→ **Aim**: Set down each line of the data below exactly as it stands, dropping the pictures.

------------------------------------

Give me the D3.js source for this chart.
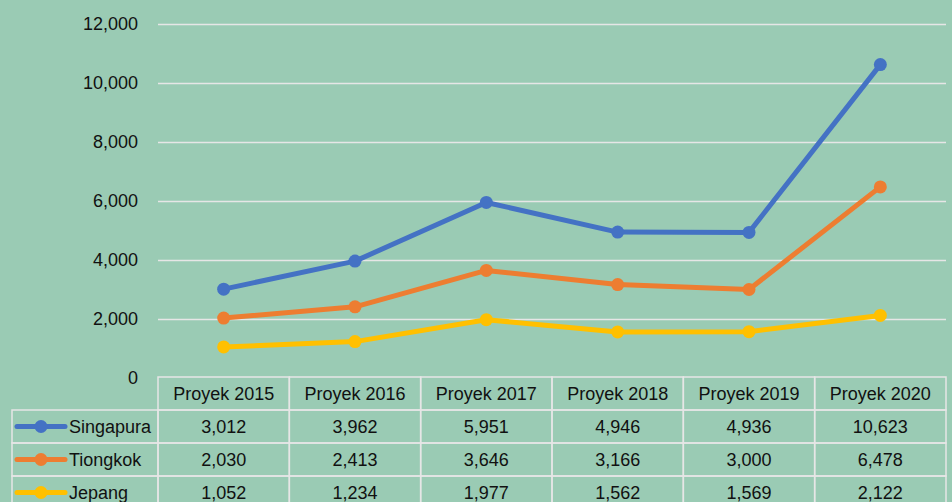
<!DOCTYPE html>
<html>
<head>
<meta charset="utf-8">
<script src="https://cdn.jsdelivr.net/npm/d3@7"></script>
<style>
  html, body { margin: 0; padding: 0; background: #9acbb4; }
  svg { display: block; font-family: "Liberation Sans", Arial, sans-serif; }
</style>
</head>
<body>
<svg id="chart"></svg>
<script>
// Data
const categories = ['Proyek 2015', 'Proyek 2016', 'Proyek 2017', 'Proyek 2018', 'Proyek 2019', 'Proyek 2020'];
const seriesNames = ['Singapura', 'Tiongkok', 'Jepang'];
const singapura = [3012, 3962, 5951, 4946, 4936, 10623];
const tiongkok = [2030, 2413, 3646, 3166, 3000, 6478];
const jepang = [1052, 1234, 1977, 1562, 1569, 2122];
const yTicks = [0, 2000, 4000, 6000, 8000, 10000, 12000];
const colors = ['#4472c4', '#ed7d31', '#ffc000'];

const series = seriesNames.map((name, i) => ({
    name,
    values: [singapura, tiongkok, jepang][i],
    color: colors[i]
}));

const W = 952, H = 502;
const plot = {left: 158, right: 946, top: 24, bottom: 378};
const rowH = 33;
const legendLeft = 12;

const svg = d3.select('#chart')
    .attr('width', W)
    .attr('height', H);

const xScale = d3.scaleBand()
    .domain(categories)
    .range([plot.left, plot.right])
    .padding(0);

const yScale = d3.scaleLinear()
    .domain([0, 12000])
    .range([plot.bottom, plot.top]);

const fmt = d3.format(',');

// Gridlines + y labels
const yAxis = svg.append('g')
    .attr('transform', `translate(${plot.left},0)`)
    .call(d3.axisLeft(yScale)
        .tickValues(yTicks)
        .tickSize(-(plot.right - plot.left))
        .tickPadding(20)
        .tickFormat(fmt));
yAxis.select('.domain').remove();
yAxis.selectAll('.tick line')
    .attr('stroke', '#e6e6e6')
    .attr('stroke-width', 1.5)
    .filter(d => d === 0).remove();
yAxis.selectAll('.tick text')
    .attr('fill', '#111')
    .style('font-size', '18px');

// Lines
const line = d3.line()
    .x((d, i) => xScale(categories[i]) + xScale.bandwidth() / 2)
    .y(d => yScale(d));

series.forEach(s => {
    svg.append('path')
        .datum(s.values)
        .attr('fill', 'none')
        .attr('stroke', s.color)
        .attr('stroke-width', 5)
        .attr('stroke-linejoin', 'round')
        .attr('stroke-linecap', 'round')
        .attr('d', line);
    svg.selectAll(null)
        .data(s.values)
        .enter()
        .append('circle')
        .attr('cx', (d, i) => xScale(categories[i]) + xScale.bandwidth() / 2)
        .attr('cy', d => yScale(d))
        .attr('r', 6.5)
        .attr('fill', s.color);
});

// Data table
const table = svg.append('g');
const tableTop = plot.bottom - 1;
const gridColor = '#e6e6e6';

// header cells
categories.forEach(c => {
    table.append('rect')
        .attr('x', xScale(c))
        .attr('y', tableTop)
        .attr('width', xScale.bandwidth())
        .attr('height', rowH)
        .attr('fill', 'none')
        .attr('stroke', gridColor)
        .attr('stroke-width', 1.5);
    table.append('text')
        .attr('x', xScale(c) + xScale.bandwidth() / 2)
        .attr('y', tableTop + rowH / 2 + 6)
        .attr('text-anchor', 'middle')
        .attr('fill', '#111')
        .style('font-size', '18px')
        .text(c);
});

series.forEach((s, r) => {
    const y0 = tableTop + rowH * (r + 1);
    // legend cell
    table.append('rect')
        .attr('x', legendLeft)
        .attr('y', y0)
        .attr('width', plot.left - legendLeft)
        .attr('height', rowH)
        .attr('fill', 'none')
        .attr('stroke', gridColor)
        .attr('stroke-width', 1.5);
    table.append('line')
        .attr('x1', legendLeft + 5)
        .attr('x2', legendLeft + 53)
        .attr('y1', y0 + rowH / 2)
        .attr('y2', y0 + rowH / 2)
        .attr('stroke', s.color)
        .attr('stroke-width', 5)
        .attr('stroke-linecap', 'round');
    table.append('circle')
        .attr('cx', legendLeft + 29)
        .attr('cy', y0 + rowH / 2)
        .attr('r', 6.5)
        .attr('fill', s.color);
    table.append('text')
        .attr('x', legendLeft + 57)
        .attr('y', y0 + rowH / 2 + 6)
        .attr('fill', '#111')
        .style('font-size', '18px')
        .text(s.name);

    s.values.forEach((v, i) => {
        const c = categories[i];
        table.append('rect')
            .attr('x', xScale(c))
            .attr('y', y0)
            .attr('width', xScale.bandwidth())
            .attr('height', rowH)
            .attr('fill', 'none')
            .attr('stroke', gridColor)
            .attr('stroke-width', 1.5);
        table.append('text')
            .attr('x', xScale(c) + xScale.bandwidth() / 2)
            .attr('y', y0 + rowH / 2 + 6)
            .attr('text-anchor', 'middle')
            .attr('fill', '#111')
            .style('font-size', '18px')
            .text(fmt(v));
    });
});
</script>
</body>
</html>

------------------------------------

→ **Result of the exercise**:
Give me the D3.js source for this chart.
<!DOCTYPE html>
<html>
<head>
<meta charset="utf-8">
<script src="https://cdn.jsdelivr.net/npm/d3@7"></script>
<style>
  html, body { margin: 0; padding: 0; background: #9acbb4; }
  svg { display: block; font-family: "Liberation Sans", Arial, sans-serif; }
</style>
</head>
<body>
<svg id="chart"></svg>
<script>
// Data
const categories = ['Proyek 2015', 'Proyek 2016', 'Proyek 2017', 'Proyek 2018', 'Proyek 2019', 'Proyek 2020'];
const seriesNames = ['Singapura', 'Tiongkok', 'Jepang'];
const singapura = [3012, 3962, 5951, 4946, 4936, 10623];
const tiongkok = [2030, 2413, 3646, 3166, 3000, 6478];
const jepang = [1052, 1234, 1977, 1562, 1569, 2122];
const yTicks = [0, 2000, 4000, 6000, 8000, 10000, 12000];
const colors = ['#4472c4', '#ed7d31', '#ffc000'];

const series = seriesNames.map((name, i) => ({
    name,
    values: [singapura, tiongkok, jepang][i],
    color: colors[i]
}));

const W = 952, H = 502;
const plot = {left: 158, right: 946, top: 24, bottom: 378};
const rowH = 33;
const legendLeft = 12;

const svg = d3.select('#chart')
    .attr('width', W)
    .attr('height', H);

const xScale = d3.scaleBand()
    .domain(categories)
    .range([plot.left, plot.right])
    .padding(0);

const yScale = d3.scaleLinear()
    .domain([0, 12000])
    .range([plot.bottom, plot.top]);

const fmt = d3.format(',');

// Gridlines + y labels
const yAxis = svg.append('g')
    .attr('transform', `translate(${plot.left},0)`)
    .call(d3.axisLeft(yScale)
        .tickValues(yTicks)
        .tickSize(-(plot.right - plot.left))
        .tickPadding(20)
        .tickFormat(fmt));
yAxis.select('.domain').remove();
yAxis.selectAll('.tick line')
    .attr('stroke', '#e6e6e6')
    .attr('stroke-width', 1.5)
    .filter(d => d === 0).remove();
yAxis.selectAll('.tick text')
    .attr('fill', '#111')
    .style('font-size', '18px');

// Lines
const line = d3.line()
    .x((d, i) => xScale(categories[i]) + xScale.bandwidth() / 2)
    .y(d => yScale(d));

series.forEach(s => {
    svg.append('path')
        .datum(s.values)
        .attr('fill', 'none')
        .attr('stroke', s.color)
        .attr('stroke-width', 5)
        .attr('stroke-linejoin', 'round')
        .attr('stroke-linecap', 'round')
        .attr('d', line);
    svg.selectAll(null)
        .data(s.values)
        .enter()
        .append('circle')
        .attr('cx', (d, i) => xScale(categories[i]) + xScale.bandwidth() / 2)
        .attr('cy', d => yScale(d))
        .attr('r', 6.5)
        .attr('fill', s.color);
});

// Data table
const table = svg.append('g');
const tableTop = plot.bottom - 1;
const gridColor = '#e6e6e6';

// header cells
categories.forEach(c => {
    table.append('rect')
        .attr('x', xScale(c))
        .attr('y', tableTop)
        .attr('width', xScale.bandwidth())
        .attr('height', rowH)
        .attr('fill', 'none')
        .attr('stroke', gridColor)
        .attr('stroke-width', 1.5);
    table.append('text')
        .attr('x', xScale(c) + xScale.bandwidth() / 2)
        .attr('y', tableTop + rowH / 2 + 6)
        .attr('text-anchor', 'middle')
        .attr('fill', '#111')
        .style('font-size', '18px')
        .text(c);
});

series.forEach((s, r) => {
    const y0 = tableTop + rowH * (r + 1);
    // legend cell
    table.append('rect')
        .attr('x', legendLeft)
        .attr('y', y0)
        .attr('width', plot.left - legendLeft)
        .attr('height', rowH)
        .attr('fill', 'none')
        .attr('stroke', gridColor)
        .attr('stroke-width', 1.5);
    table.append('line')
        .attr('x1', legendLeft + 5)
        .attr('x2', legendLeft + 53)
        .attr('y1', y0 + rowH / 2)
        .attr('y2', y0 + rowH / 2)
        .attr('stroke', s.color)
        .attr('stroke-width', 5)
        .attr('stroke-linecap', 'round');
    table.append('circle')
        .attr('cx', legendLeft + 29)
        .attr('cy', y0 + rowH / 2)
        .attr('r', 6.5)
        .attr('fill', s.color);
    table.append('text')
        .attr('x', legendLeft + 57)
        .attr('y', y0 + rowH / 2 + 6)
        .attr('fill', '#111')
        .style('font-size', '18px')
        .text(s.name);

    s.values.forEach((v, i) => {
        const c = categories[i];
        table.append('rect')
            .attr('x', xScale(c))
            .attr('y', y0)
            .attr('width', xScale.bandwidth())
            .attr('height', rowH)
            .attr('fill', 'none')
            .attr('stroke', gridColor)
            .attr('stroke-width', 1.5);
        table.append('text')
            .attr('x', xScale(c) + xScale.bandwidth() / 2)
            .attr('y', y0 + rowH / 2 + 6)
            .attr('text-anchor', 'middle')
            .attr('fill', '#111')
            .style('font-size', '18px')
            .text(fmt(v));
    });
});
</script>
</body>
</html>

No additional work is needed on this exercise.